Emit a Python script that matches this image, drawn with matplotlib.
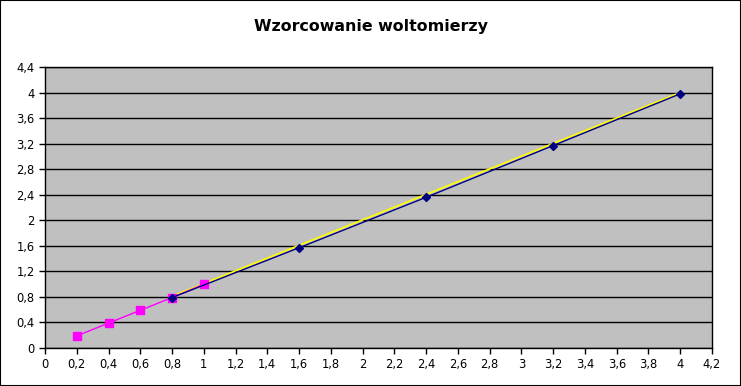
import matplotlib
matplotlib.use("Agg")
import matplotlib.pyplot as plt
from matplotlib.patches import Rectangle

title = "Wzorcowanie woltomierzy"
x_low = [0.2, 0.4, 0.6, 0.8, 1.0]
y_low = [0.19, 0.39, 0.59, 0.79, 1.0]
x_high = [0.8, 1.6, 2.4, 3.2, 4.0]
y_high = [0.79, 1.57, 2.36, 3.17, 3.98]
x_trend = [0.8, 4.0]
y_trend = [0.81, 4.0]
xticks = [i * 0.2 for i in range(22)]
yticks = [i * 0.4 for i in range(12)]

def fmt(v):
    s = f"{v:.1f}"
    if s.endswith(".0"):
        s = s[:-2]
    return s.replace(".", ",")

fig = plt.figure(figsize=(7.41, 3.86), dpi=100)
fig.patches.append(Rectangle((0, 0), 1, 1, transform=fig.transFigure, fill=False,
                             edgecolor="black", linewidth=1.5))
ax = fig.add_axes([45/741, 38/386, 667/741, 281/386])
ax.set_facecolor("#C0C0C0")
ax.set_xlim(0, 4.2)
ax.set_ylim(0, 4.4)
ax.set_xticks(xticks)
ax.set_xticklabels([fmt(v) for v in xticks], fontsize=8.3)
ax.set_yticks(yticks)
ax.set_yticklabels([fmt(v) for v in yticks], fontsize=8.3)
ax.yaxis.grid(True, color="black", linewidth=1)
ax.set_axisbelow(True)
ax.tick_params(direction="out", length=4, width=1, color="black")
for s in ax.spines.values():
    s.set_color("black")
    s.set_linewidth(1)

ax.plot(x_trend, y_trend, color="#FFFF00", linewidth=1.2, zorder=3)
ax.plot(x_low, y_low, color="#FF00FF", linewidth=1, marker="s", markersize=6,
        markerfacecolor="#FF00FF", markeredgecolor="#FF00FF", zorder=4)
ax.plot(x_high, y_high, color="#000080", linewidth=1, marker="D", markersize=4,
        markerfacecolor="#000080", markeredgecolor="#000080", zorder=5)

fig.text(0.5, 1 - 27/386, title, ha="center", va="center", fontsize=11.4,
         fontweight="bold")
fig.savefig("out.png", dpi=100)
☆ ☆ ☆ ☆ ☆ ☆ ☆
Extract, word for word, each line from the top of the data down to and including the line with "yticks = [i * 0.4 for i in range(12)]"; skip the pictures.

Emit a Python script that matches this image, drawn with matplotlib.
import matplotlib
matplotlib.use("Agg")
import matplotlib.pyplot as plt
from matplotlib.patches import Rectangle

title = "Wzorcowanie woltomierzy"
x_low = [0.2, 0.4, 0.6, 0.8, 1.0]
y_low = [0.19, 0.39, 0.59, 0.79, 1.0]
x_high = [0.8, 1.6, 2.4, 3.2, 4.0]
y_high = [0.79, 1.57, 2.36, 3.17, 3.98]
x_trend = [0.8, 4.0]
y_trend = [0.81, 4.0]
xticks = [i * 0.2 for i in range(22)]
yticks = [i * 0.4 for i in range(12)]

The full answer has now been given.